My Levels of Postman API Environment Understanding To Date

I have been a pretty hardcore Postman user since the beginning. Over the years I felt like I understood what Postman was all about, but one of the first concepts that blew up my belief around what Postman could do was the concept of the Postman environment. Like other Postman features, environments are extremely versatile, and can be used in many different ways depending on your understanding of Postman, as well as the sophistication of the APIs and the workflow you are defining using Postman. My Postman environments awakening has occurred in several phases, consistently blowing my mind about what is possible with Postman and Postman collections.

Postman environments are already one of the edges I have given Postman collections over a pure OpenAPI definition—it just provides more environmental context than you can get with OpenAPI alone. However, at each shift in my understanding of how Postman environments can be used, entirely new worlds opened up for me regarding how that context can be applied and evolved over time across many different APIs. Resulting in four distinct layers of understanding about how Postman environments works and can be applied in my world—I’m sure there will be more dimensions to this, but this is a snapshot of how I see things going into 2020.

Environments Settings For Single API Calls

I have to start with the ground floor and express why environments matter in the first place, and provide an edge over OpenAPI all by itself. Being able to define key / value pairs for authorization and other variables across one or many different API collections helps speed up the on-boarding, orchestration, and reuse of API requests within those collections. It quickly allows you to switch users or other context, but still use the same collection of API requests, shifting how we automate and orchestrate across our API infrastructure. However, simply putting the base url for your API as a variable, and defining tokens and other secrets is just the beginning—there is so much more that you can do with an API environment.

Using Environments To Chain APIs Together

The next most common way of using an environment is to think of it for chaining API calls together, and then deploying a runner to execute as part of a CI/CD pipeline, or as a Postman monitor. It can be effective for grabbing values from an API response and storing in an environment and then using those values in the next API call.
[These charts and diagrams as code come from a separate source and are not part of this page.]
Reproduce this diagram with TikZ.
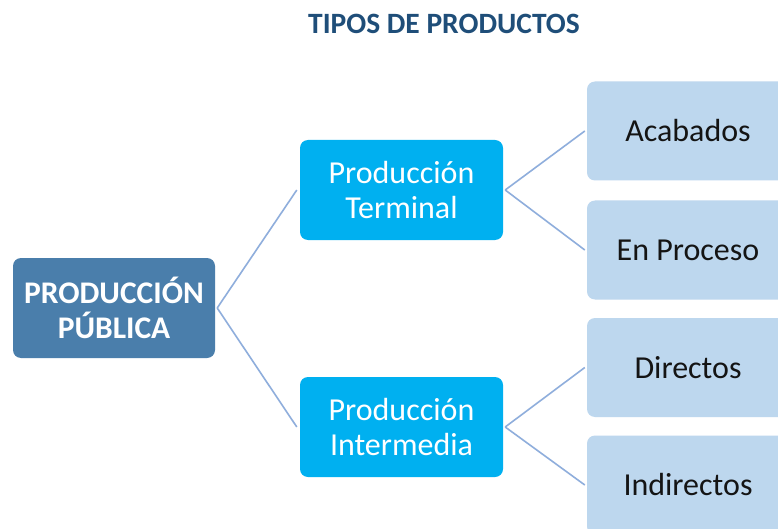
\documentclass[tikz,border=0pt]{standalone}
\usepackage{fontspec}
\setmainfont{Carlito}
\definecolor{titlecol}{RGB}{31,78,121}
\definecolor{rootcol}{RGB}{74,126,171}
\definecolor{midcol}{RGB}{0,176,240}
\definecolor{leafcol}{RGB}{189,215,238}
\definecolor{linecol}{RGB}{143,174,220}
\definecolor{leaftext}{RGB}{20,20,20}
\begin{document}
\begin{tikzpicture}[x=1pt,y=-1pt]
\tikzset{
  boxbase/.style={rectangle, rounded corners=8pt, inner sep=0pt, align=center,
    font=\fontsize{32}{35}\selectfont},
  rootbox/.style={boxbase, fill=rootcol, text=white, minimum width=202pt, minimum height=100pt,
    font=\fontsize{31.5}{35}\selectfont\bfseries},
  midbox/.style={boxbase, fill=midcol, text=white, minimum width=203pt, minimum height=100pt},
  leafbox/.style={boxbase, fill=leafcol, text=leaftext, minimum width=202pt, minimum height=99pt},
  link/.style={draw=linecol, line width=1.6pt}
}
\useasboundingbox (0,0) rectangle (778,529);
\clip (0,0) rectangle (778,529);
\fill[white] (0,0) rectangle (778,529);
\node[font=\fontsize{29.5}{34}\selectfont\bfseries, text=titlecol] (title) at (444,24) {TIPOS DE PRODUCTOS};
\node[rootbox] (root) at (114,308) {PRODUCCIÓN\\PÚBLICA};
\node[midbox] (term) at (401.5,190) {Producción\\Terminal};
\node[midbox] (inter) at (401.5,427) {Producción\\Intermedia};
\node[leafbox] (acab) at (688,131) {Acabados};
\node[leafbox] (proc) at (688,250) {En Proceso};
\node[leafbox] (dir) at (688,367.5) {Directos};
\node[leafbox] (indir) at (688,485) {Indirectos};
\draw[link] ([xshift=2pt]root.east) -- ([xshift=-3pt]term.west);
\draw[link] ([xshift=2pt]root.east) -- ([xshift=-3pt]inter.west);
\draw[link] ([xshift=2pt]term.east) -- ([xshift=-2pt]acab.west);
\draw[link] ([xshift=2pt]term.east) -- ([xshift=-2pt]proc.west);
\draw[link] ([xshift=2pt]inter.east) -- ([xshift=-2pt]dir.west);
\draw[link] ([xshift=2pt]inter.east) -- ([xshift=-2pt]indir.west);
\end{tikzpicture}
\end{document}
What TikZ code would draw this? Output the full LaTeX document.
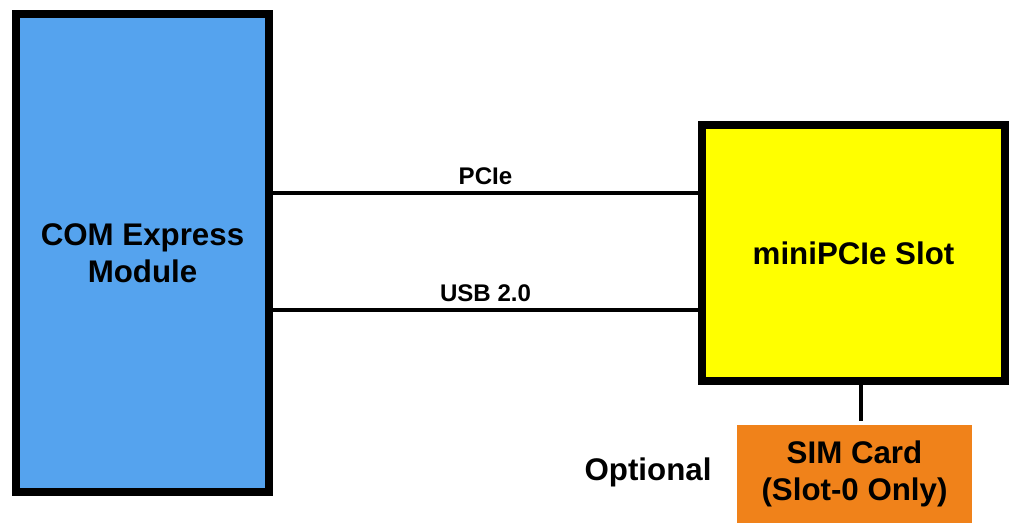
\documentclass[tikz,border=0pt]{standalone}
\usepackage{fontspec}
\setmainfont{Liberation Sans}
\usetikzlibrary{positioning,calc}
\definecolor{moduleblue}{RGB}{85,163,238}
\definecolor{slotyellow}{RGB}{255,255,0}
\definecolor{simorange}{RGB}{240,130,26}
\begin{document}
\begin{tikzpicture}[x=0.2mm, y=-0.2mm,
	block/.style={draw=black, line width=1.6mm, align=center, inner sep=0pt, font=\fontsize{17.8}{21}\selectfont\bfseries},
	bus/.style={line width=0.8mm},
	buslabel/.style={above, inner sep=1.2mm, font=\fontsize{13.7}{16}\selectfont\bfseries}]
	\useasboundingbox (0,0) rectangle (1010,523);
	\node[block, fill=moduleblue, minimum width=50.6mm, minimum height=95.6mm] (com) at (142.5,253) {COM Express\\Module};
	\node[block, fill=slotyellow, minimum width=60.6mm, minimum height=51.2mm] (mini) at (853.5,253) {miniPCIe Slot};
	\node[block, draw=none, fill=simorange, minimum width=47mm, minimum height=19.6mm] (sim) at (854.5,474) {SIM Card\\(Slot-0 Only)};
	\node[font=\fontsize{17.8}{21}\selectfont\bfseries] (opt) at (648,472) {Optional};
	\draw[bus] ([yshift=12mm]com.east) -- ([yshift=12mm]com.east -| mini.west) node[buslabel, midway] {PCIe};
	\draw[bus] ([yshift=-11.4mm]com.east) -- ([yshift=-11.4mm]com.east -| mini.west) node[buslabel, midway] {USB 2.0};
	\draw[bus] ([xshift=1.5mm]mini.south) -- ([xshift=1.5mm]mini.south |- sim.north);
\end{tikzpicture}
\end{document}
This is a much more efficient way of "chaining" API calls together than actually mapping and binding an API response to an API request. Storing responses and then applying as part of a request helps keep things more flexible and reusable, allowing you to break the chains associated with API chaining—revealing it is a pretty narrow way to look at API orchestration. Where you really break free is when you stop seeing things as just a sequence, but about terraforming across an environment with multiple API calls.

Evolving Environments With Multiple API Calls

Once you realize that any variable within an environment can be used as part of the request and response for any number of APIs, you stop seeing just individual APIs and the order in which they can be executed, and you begin to see, well, an environment that can be manipulated. Environments provide an API runtime storage that can be used across many manual API collection runs, automated runs within CI/CD pipelines with Newman, or on a schedule using monitors. Pulling from, and contributing to the desired environmental state, while maximizing both humans and other systems in the orchestration of the development and evolution for he environment. Once you can realize this in action across many different APIs, across many different platforms and geographic regions, the possibilities for developing more meaningful API workflows reaches entirely new heights. 

Environmental Access & Management Via API

Going from storing my tokens and keys, to chaining APIs together, all the way to orchestrating with many different APIs shifted my view substantially, but once I figured out I can also access my environments using the Postman API, it seismically disrupted things once again. This meant I could terraform a specific Postman API environment using many different APIs across many different API providers, over a specified time frame, and then also access that environmental definition via an API and use in other applications. This meant I can use my environment for decision making within other applications. I can be manually and automatically grooming and refining an environment using Postman collections, but then I can also develop web, mobile, or other applications that interact with the data I have aggregated and made available as an API. This is difficult to understand without actually setting in motion, which is something I will work to do in a handful of prototypes, including one on the API life cycle I am currently iterating upon.

Developing Entirely New Environments

I no longer see environments as something that powers a single API, and occasionally a series of API calls. I see them as environments that stand on their own legs and are fed by Postman collections, while also feeding Postman collections—it is a symbiotic relationship between environments and collections. Even with this enlightenment about what is possible with Postman environments I am sure that new horizons will emerge where I didn’t expect them. I don’t see environments as purely a key / value store for secrets and other request settings. I see them as something to define more strategically and use to define the environment(s) in which I execute my API infrastructure.

I realize that environments could be used to define the context of a single Postman collection, but I hadn’t fully thought through how many different collections could be used to define the context of different environments. It is a thought provoking and landscape expanding notion to think about environments and collections working together like this. It has completely changed how I design Postman collections. I still have all of my reference API collections defining all of the capabilities of each of the API platforms I’m using, but I end up using these individual lego building blocks to assemble entirely new environments as well as workflows that help evolve those environments, and move the API-defined business knobs, leavers, and gears towards a desired state of operation.